Honeymoon Chronicles: Traveling by Train

Just a few days ago – 1 August to be exact – our time in Germany had come to an end, which meant another travel day and two more train rides. I should note all of our travel since arriving in Europe has been made possible thanks to a variety of European trains. In this post, I’ll do what I can to highlight the experience.

First off, know that this is the first time that either one of us has utilized traveling by train as a primary transportation method, as we usually fly or drive. I’ll be honest – I had my apprehensions about traveling by train across Europe. What if we miss a train? What if we can’t figure out the time tables? What if we get separated? More “what if’s” than I care to list. To my pleasant surprise though, the whole process has been incredibly easy and SIGNIFICANTLY less stressful than air travel.

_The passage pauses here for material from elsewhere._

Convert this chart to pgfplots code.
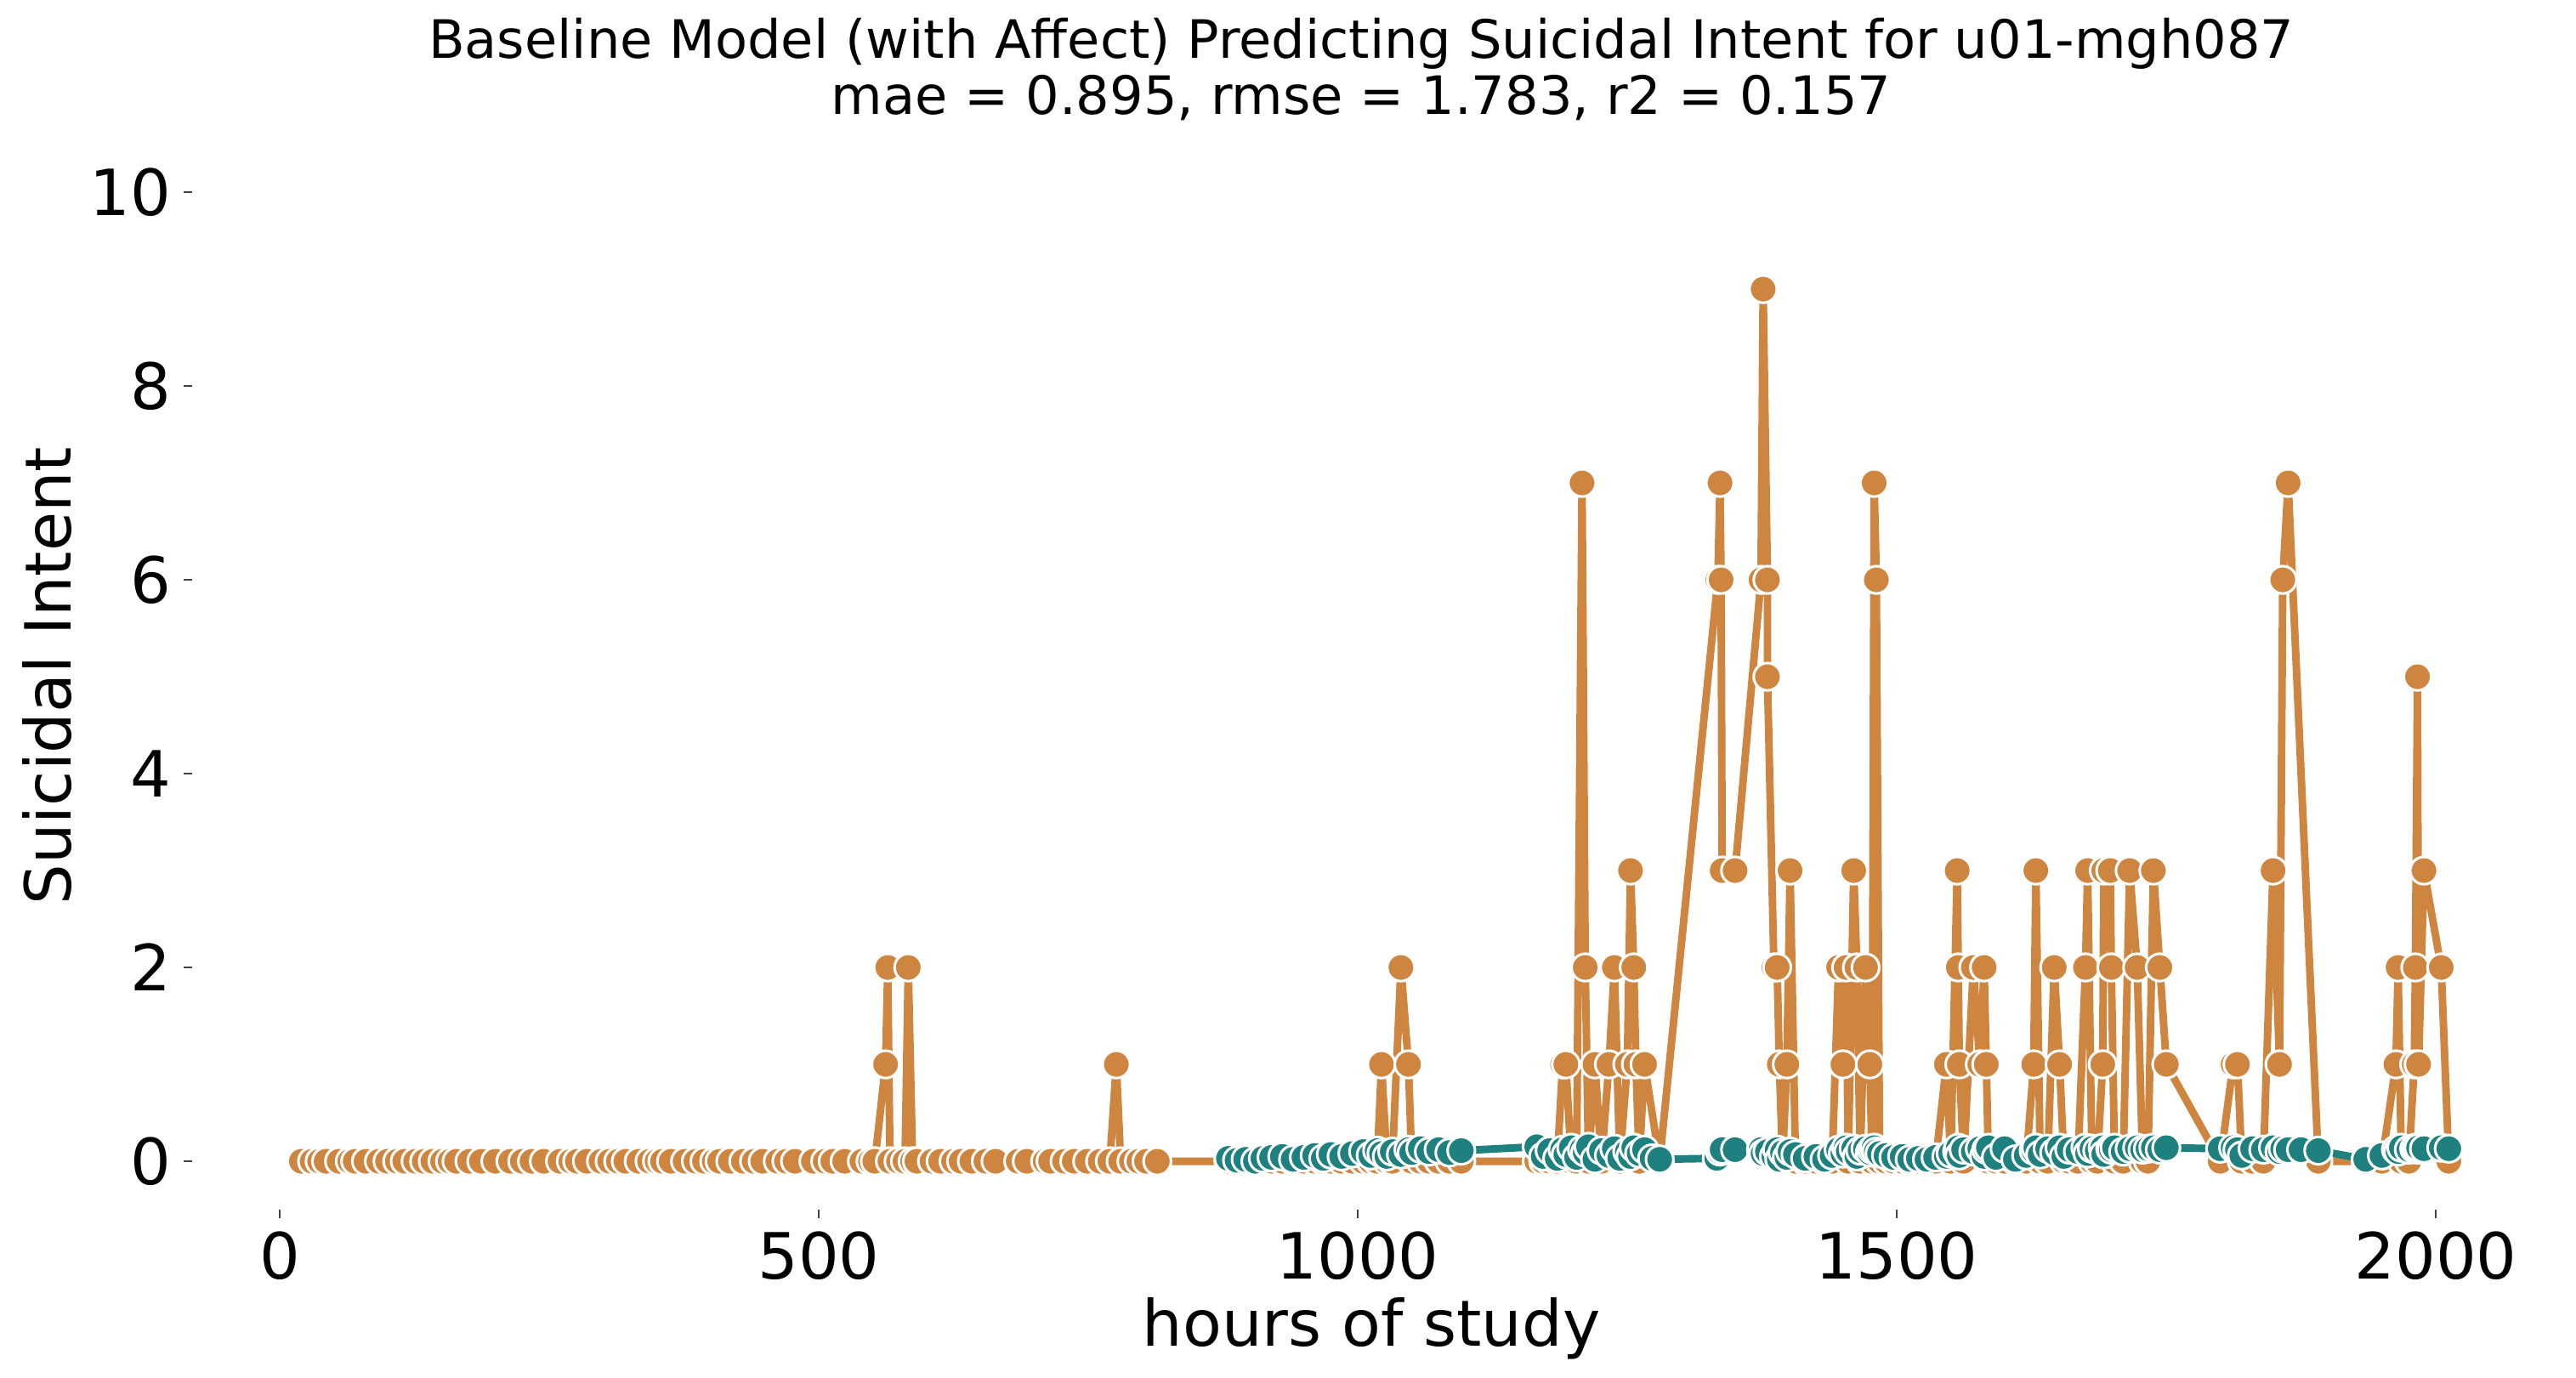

There isn’t really any secret to train travel. You show up, get on your train, and go. For the most part, and assuming you have your ticket/reservation in advance (which I’ll talk about in a moment), you can show up at the platform for your outgoing train pretty much as it’s rolling into the station. I would not recommend doing so, but you don’t have to show up 2 hours early like you would for a flight. On average, we’ve been 30-45 minutes early for each train. And security? With the exception of the high-speed train between London and Paris, there aren’t really any security checkpoints.

Earlier, I mentioned having a ticket AND a reservation. Think of it this way – for a flight, you have to buy a ticket which will also include your seat assignment. For European rail travel, a ticket gets you on the train – and that’s all. Having a reservation in addition to that ticket will get you your seat. Without a reservation, you can sit down, but you are not guaranteed that seat for the whole trip. With that said, if you’re sitting in a seat without a reservation and along I come with the reservation for that seat – I get the seat and you get to move.

The biggest part of traveling by train…or by any method really…is knowing your travel information. This is nothing new but I cannot stress this enough though. You need to know your train number, what coach you’re sitting in, what seat your reservation is for, and where your train is going and where you get off. Not knowing your train info could quickly become a costly error. For example, there was a couple a few rows up from us on our train from Paris to Amsterdam. The train manager had come around to check tickets to find that this couple did not have the correct tickets. The gentleman in the couple was quite sure (see: arrogant) that he was on the correct train, in the correct seats, and was sure the train manager was incorrect. The train manager then pointed out, quite plainly, that the passenger and his companion were to have boarded a different regional train, not the high-speed service between Paris and Amsterdam. The couple had two options: 1) get off the train at the next stop with no penalty OR 2) get charged the full fare for the trip, as if they had joined us in Paris. They got off the train. What can be learned here? Know your travel information and NEVER argue with the man who could boot you off the train.

I can say that Tammi and I have really enjoyed traveling via train during our honeymoon. Most of our trains have been of the high-speed variety or darn close, making our travel days go by much quicker. As a result, I’m actually looking forward to possibly utilizing Amtrak in the future for travel back at home.